SSI is a federal program providing monthly cash payments to individuals with disabilities who have little income and few assets. SSI is important both for the financial support it provides and because eligibility for SSI is used as a touchstone for eligibility for other services. For example, eligibility for even the minimum monthly SSI payment renders a person eligible for full Medical Assistance benefits and various rehabilitative programs and social services.

The maximum SSI monthly payment amounts vary and are determined by the federal and state governments. SSI is designed to supplement whatever income is available from other sources, bringing it up to that maximum amount. Therefore, it is possible for a person to be eligible both for Social Security disability payments and for SSI payments. SSI is administered by the Social Security Administrative, but it is not the same as the Social Security program. While the criteria for determining whether a person is disabled are the same in both programs, a disabled person must have no more than a very limited amount of assets and a limited income to be eligible for SSI. Because an individual’s unearned income and assets are considered in determining eligibility for SSI, it is important to know that gifts, inheritances and trust assets/income may disqualify a person from receiving SSI. Therefore, your relative’s continued eligibility for SSI must be an important consideration in planning your estate.

Medical Assistance (Medicaid) is a program of medical insurance administered by the state and jointly funded by the state and federal governments. Medicaid covers doctors’ bills, hospital care, home health care, and medication. An increasing number of mental health/mental retardation services are funded through Medicaid. If a person with a disability is eligible for both Medicare and Medicaid, Medicaid will pay the Medicare deductible. This extremely valuable medical benefit, like SSI, can be lost if a person has too many assets or too much earned and unearned income, and therefore careful estate planning is necessary to preserve Medicaid eligibility. As you know, Medicaid is also going through a period of dramatic change, so be aware that programs and benefits that are available now may not be available in the future.

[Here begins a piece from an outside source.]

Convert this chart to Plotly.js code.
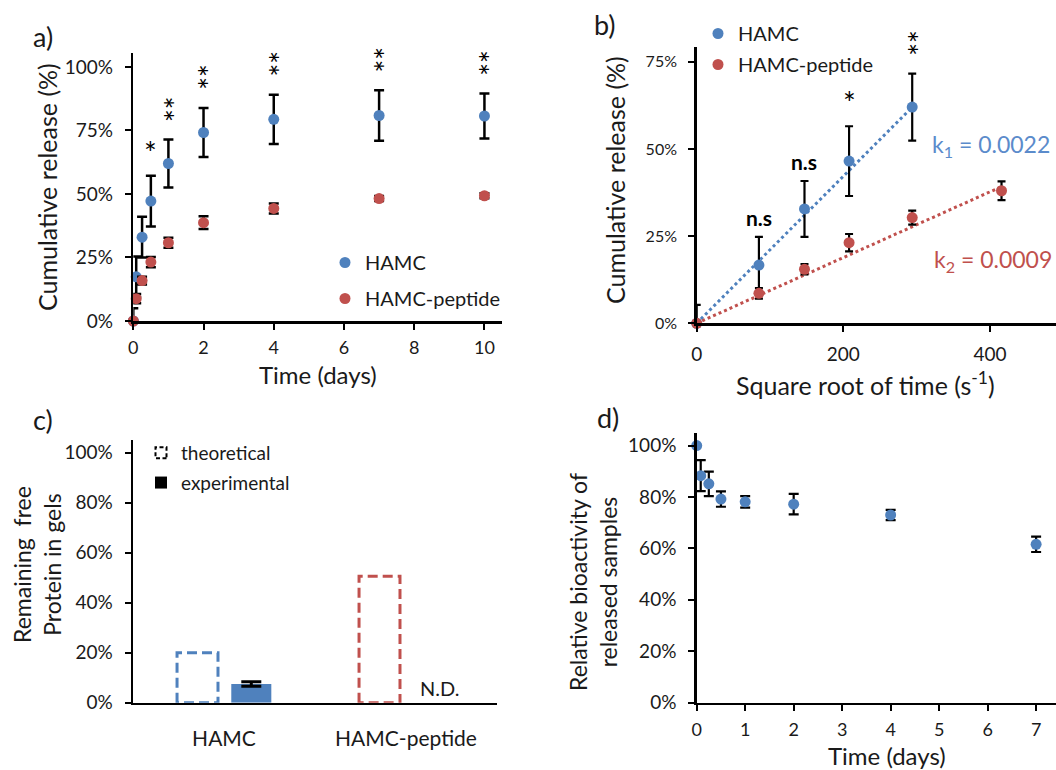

Category Three: Mental Health/ Mental Retardation (MH/MR) Benefits

The final category of benefits are those provided on an ability-to-pay basis. They are available to eligible people regardless of their assets or income, but people without assets or income get them for free, while people with assets and income are charged according to their ability to pay. The amount that a person is expected to pay for these services is called liability. The most common example of this kind of benefit is MH/MR services. In Pennsylvania, parents have no liability for MH/MR services provided to their children over age 18, but those children have a liability based on their own assets and income. The amount of the liability is determined by the regulations of the Department of Public Welfare. In planning your estate, you should carefully consider whether an inheritance will increase your child’s liability for MH/MR services.